While the emergence of digital wealth custodians is driving disintermediation between traditional banks and external asset managers, there is still enough market share for certain players in the region, Swissquote’s Rafael Weber told finews.asia in a recent interview.
Historically, many banks in Asia acted nearly as a one-stop shop for clients, ranging from the consumer segment all the way to the ultra-rich. But over the years, there has been an increasing trend towards disintermediation.
Non-bank players are winning market share with various differentiated propositions. For example, external asset managers (EAM) are building the early foundations in Asia by championing independent advisory capabilities to clients who lack the wealth to build their own fully fledged family offices.
EAM Market
At Swiss online bank Swissquote, EAMs are one of the main segments it targets in the Asia.
Since launching its Singapore booking center in 2019, Swissquote's unit in the city-state has grown its staff from 4 to 14. It currently serves around 75 EAMs in Asia that are mainly based in Singapore and Hong Kong, serving end-clients globally that focus on the region. While this segment of clients is still small due to its short history in the region, the growth potential is sizeable.
«The market is still relatively nascent. In Switzerland, EAMs manage 20 to 30 percent of client assets while penetration in Asia is still estimated to be just 2 to 5 percent,» said Rafael Weber, Swissquote Singapore's head of clients, in a recent interview with finews.asia.
Disintermediation of Wealth
EAMs are not the only players benefitting from disintermediation. Digital players like Swissquote are also able to win market share not only by reducing costs and improving efficiency but also by leveraging other advantages in technology, such as timely accessibility.
«Clients can do everything online whenever they want and don’t have to wait for the relationship manager to wake up to receive instructions to trade stocks, bonds, funds and options or instruct a payment. This is especially key for next generation clients,» Weber said.
«We position ourselves as a digital wealth management custodian bank and we do not provide advice. Our key advantages are our reliable platform, safety, product range and competitive pricing while not compromising on safety combined with a top-notch white-glove service.»
Focus and Size
While disintermediation between traditional financial institutions and Asian clients will persist, Weber envisions that there will be enough market share for players with a certain profile.

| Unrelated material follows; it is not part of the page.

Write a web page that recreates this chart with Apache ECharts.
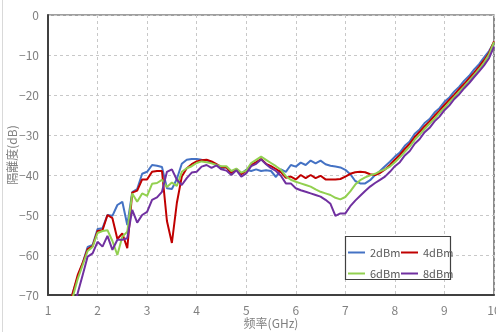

«We believe that EAM desks at private banks will continue to flourish, despite the emergence of players like us,» he explained. «There will be success both from smaller private banks that have a dedicated focus on the segment and larger ones that are looking to expand or build their EAM businesses opportunistically.»
New Markets and Asset Classes
Moving forward, Swissquote will continue to seek fresh markets in Asia and expand its shelf of over 3 million capital market products.

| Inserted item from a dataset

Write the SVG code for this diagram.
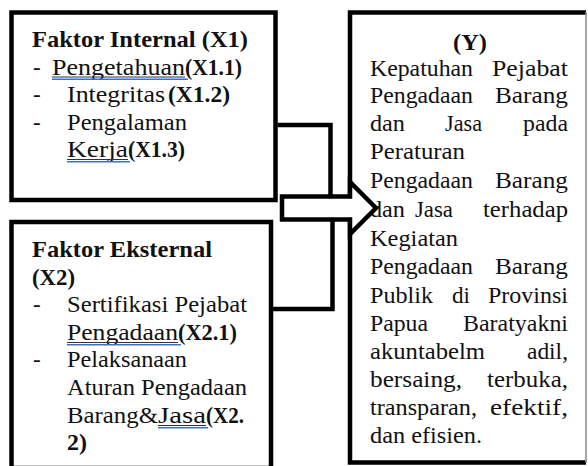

On new markets, it is eyeing opportunities to partner with financial institutions in Thailand, Indonesia and Taiwan. And on products, it is exploring the potential in new areas like crypto, where it has some experience with 35 different digital assets already onboarded on its platform in Switzerland since introducing physical bitcoin trading in 2017.
Investor Appetite
Despite the optimism, trading activities in Asia have been relatively lower compared to the historical trend. This is driven in no small part by dented risk appetite in the region, partly caused by downturns in local markets like Hong Kong and mainland China.

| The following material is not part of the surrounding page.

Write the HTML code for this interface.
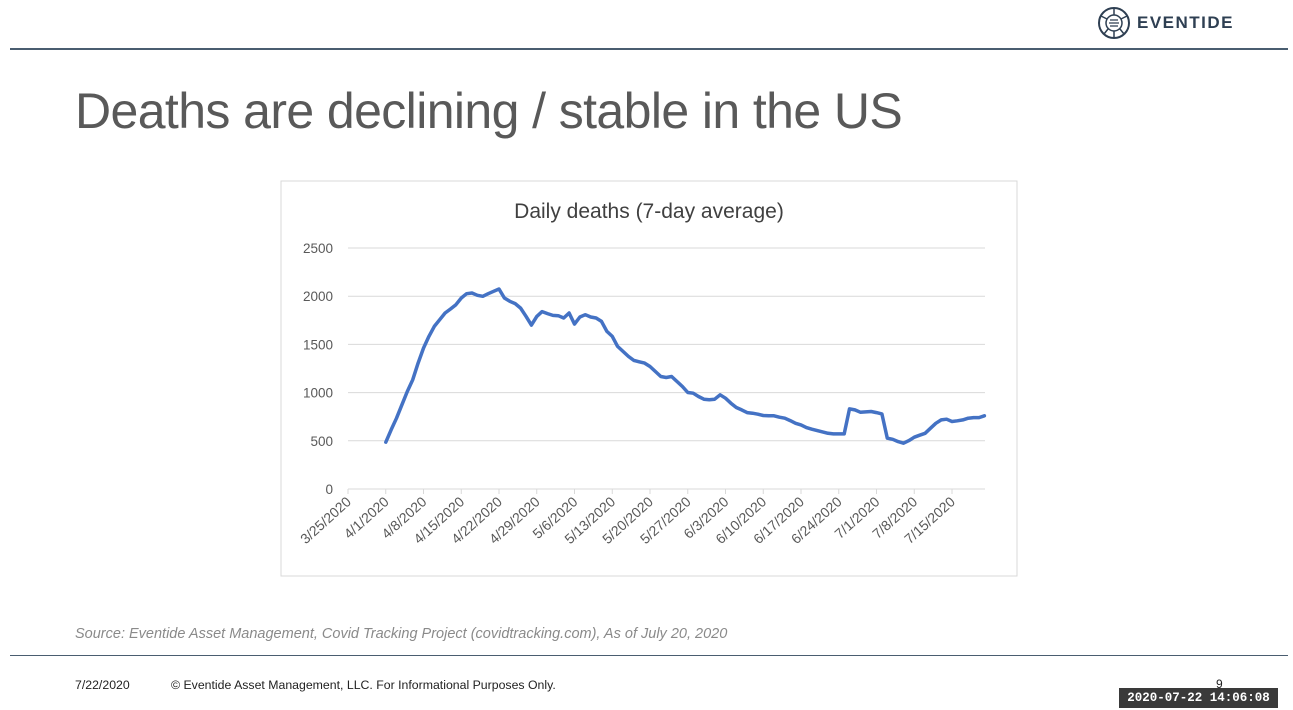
<!DOCTYPE html>
<html><head><meta charset="utf-8"><style>
body{margin:0;width:1293px;height:710px;background:#fff;position:relative;overflow:hidden;font-family:"Liberation Sans",sans-serif}
.abs{position:absolute}
</style></head><body>
<div class="abs" style="left:10px;top:48px;width:1278px;height:2px;background:#4a5d70"></div>
<div class="abs" style="left:1097px;top:6px;width:140px;height:34px">
<svg width="36" height="36" style="position:absolute;left:0;top:0"><circle cx="17" cy="17" r="15" fill="none" stroke="#2e3f52" stroke-width="2"/><circle cx="17" cy="17" r="8" fill="none" stroke="#2e3f52" stroke-width="1.5"/><path d="M13 14h8M12 17h10M13 20h8" stroke="#2e3f52" stroke-width="1.3"/><path d="M17 2v7M17 25v7M4 10l6 3M30 10l-6 3M7 28l4-5M27 28l-4-5" stroke="#2e3f52" stroke-width="1.5"/></svg>
<span style="position:absolute;left:40px;top:7px;font-size:17px;font-weight:bold;letter-spacing:1.5px;color:#2e3f52">EVENTIDE</span></div>
<div class="abs" style="left:75px;top:82px;font-size:50px;letter-spacing:-0.6px;color:#595959;white-space:nowrap">Deaths are declining / stable in the US</div>
<svg class="abs" style="left:0;top:0" width="1293" height="710" id="chart">
<rect x="281" y="181" width="736" height="395" fill="#fff" stroke="#d9d9d9"/>
<text x="649" y="218" text-anchor="middle" font-size="21" fill="#404040" font-family="Liberation Sans, sans-serif">Daily deaths (7-day average)</text>
</svg>
<div class="abs" style="left:75px;top:626px;font-size:14.5px;font-style:italic;color:#8a8a8a;white-space:nowrap">Source: Eventide Asset Management, Covid Tracking Project (covidtracking.com), As of July 20, 2020</div>
<div class="abs" style="left:10px;top:655px;width:1278px;height:1px;background:#4a5d70"></div>
<div class="abs" style="left:75px;top:678px;font-size:12.3px;color:#222">7/22/2020</div>
<div class="abs" style="left:171px;top:678px;font-size:12.3px;color:#222;white-space:nowrap">© Eventide Asset Management, LLC. For Informational Purposes Only.</div>
<div class="abs" style="left:1216px;top:677px;font-size:12px;color:#222">9</div>
<div class="abs" style="left:1119px;top:688px;width:159px;height:20px;background:#3a3a3a;color:#fff;font-weight:bold;font-size:12.5px;line-height:20px;text-align:center;font-family:'Liberation Mono',monospace">2020-07-22 14:06:08</div>
<script>
const tickLabels=["3/25/2020","4/1/2020","4/8/2020","4/15/2020","4/22/2020","4/29/2020","5/6/2020","5/13/2020","5/20/2020","5/27/2020","6/3/2020","6/10/2020","6/17/2020","6/24/2020","7/1/2020","7/8/2020","7/15/2020"];
const yTicks=[0,500,1000,1500,2000,2500];
const startDay=7;
const deaths=[485,613,734,873,1011,1133,1306,1462,1583,1687,1756,1826,1867,1912,1981,2026,2033,2009,1999,2026,2051,2075,1981,1947,1923,1877,1791,1700,1790,1840,1819,1801,1798,1774,1826,1711,1784,1808,1784,1774,1739,1635,1583,1479,1427,1375,1334,1320,1306,1271,1219,1167,1157,1167,1115,1063,1001,994,960,932,925,932,977,942,890,845,821,793,786,776,762,759,759,745,734,710,682,665,637,620,606,592,578,572,572,572,831,821,797,800,804,793,779,527,516,492,475,502,537,558,578,630,682,717,724,700,707,717,734,741,741,759];
const NS="http://www.w3.org/2000/svg";
const svg=document.getElementById('chart');
const X=d=>348+5.393*d, Y=v=>489-v*0.0964;
function mk(t,a){const e=document.createElementNS(NS,t);for(const k in a)e.setAttribute(k,a[k]);svg.appendChild(e);return e;}
yTicks.forEach(v=>{
  if(v>0){const g=mk('line',{x1:348,x2:985,y1:Y(v),y2:Y(v),stroke:'#d9d9d9','stroke-width':1});
  
  }
  const t=mk('text',{x:333,y:Y(v)+5,'text-anchor':'end','font-size':13.5,fill:'#595959','font-family':'Liberation Sans, sans-serif'});
  t.textContent=v;
  
  
});
const ax=mk('line',{x1:348,x2:985,y1:489,y2:489,stroke:'#d9d9d9'});


tickLabels.forEach((l,i)=>{
  const x=X(i*7);
  const tk=mk('line',{x1:x,x2:x,y1:489,y2:494,stroke:'#d9d9d9'});
  
  
  const t=mk('text',{x:x+4,y:503,'text-anchor':'end','font-size':14,fill:'#595959','font-family':'Liberation Sans, sans-serif',transform:`rotate(-42 ${x+4} 503)`});
  t.textContent=l;
  
  
});
const pts=deaths.map((v,i)=>X(startDay+i).toFixed(1)+','+Y(v).toFixed(1)).join(' ');
const pl=mk('polyline',{points:pts,fill:'none',stroke:'#4472c4','stroke-width':3.5,'stroke-linejoin':'round','stroke-linecap':'round'});


</script>
</body></html>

«Given the recent environment, there are still quite a number of investors still on the sideline waiting for buying opportunities. Transactions have been steady but at lower levels,» Weber added. «Nonetheless, given the substantial growth of Swissquote Singapore’s business in terms of revenues and assets under custody, we are looking back to an extremely positive 2023.»
Swissquote was founded in 1996 and listed on the Swiss stock exchange in 2000. Today, it has approximately $60 billion in assets under custody from over 550,000 clients worldwide.